Dans le même temps, des mouvements sur le terrain, comme les appels au secours ou les invitations à manifester, sont signalés par SMS à la population par des correspondants difficilement identifiables. Aujourd’hui, il est impossible de passer une heure en compagnie d’un habitant de la capitale syrienne sans que son portable ne se mette à vibrer pour annoncer «un rassemblement à la faculté de médecine de Damas» ou «une descente des forces de sécurité dans tel quartier», mais aussi pour signaler d’autres messages, que les abonnés détectent instinctivement comme venant des services de sécurité. Le régime a embauché et formé plus d’un millier d’agents pour surveiller et infiltrer les comptes Facebook syriens. Une mesure très insuffisante: les contestataires revendiquent une nette supériorité technologique sur les spécialistes travaillant pour le pouvoir.
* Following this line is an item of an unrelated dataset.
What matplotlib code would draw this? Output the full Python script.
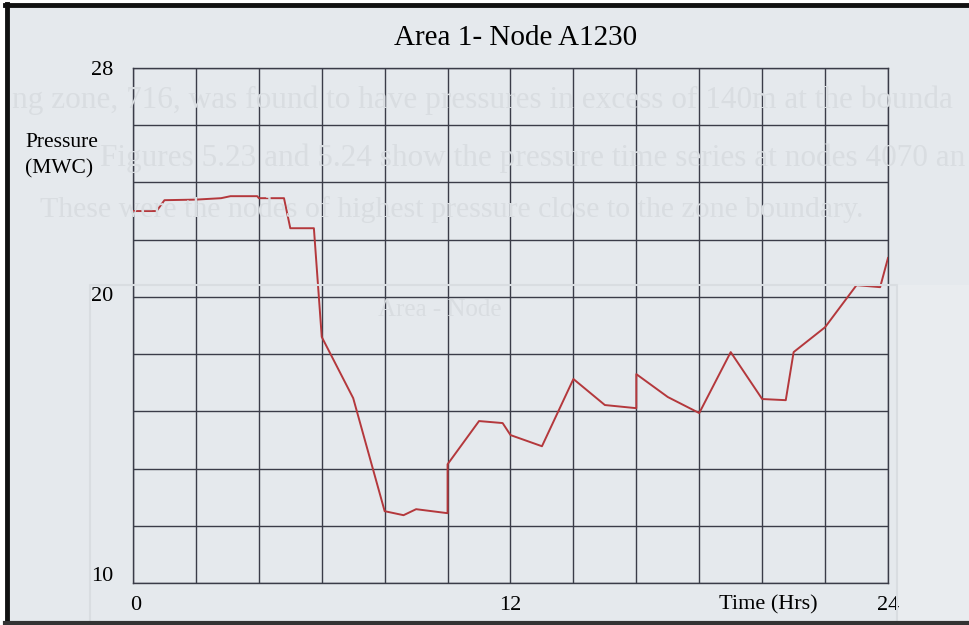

En outre, «de nouveaux activistes, aux profils tout à fait insoupçonnables, sont de plus en plus nombreux à participer au mouvement, souligne Hassan qui en est un bon exemple. Même des fonctionnaires de diverses administrations aident clandestinement les protestataires, notamment en leur fournissant des informations de l’intérieur du système». C’est ainsi que l’on a pu trouver, il y a quelques jours, sur les réseaux, la copie d’un plan que les services de sécurité allaient mettre en place pour contrer les manifestations. «Depuis que le mur de la peur est tombé, les gens découvrent tous les jours davantage la fragilité et la médiocrité du régime, conclut Hassan. Et ils en profitent !".

Par HALA KODMANI Correspondance à Damas.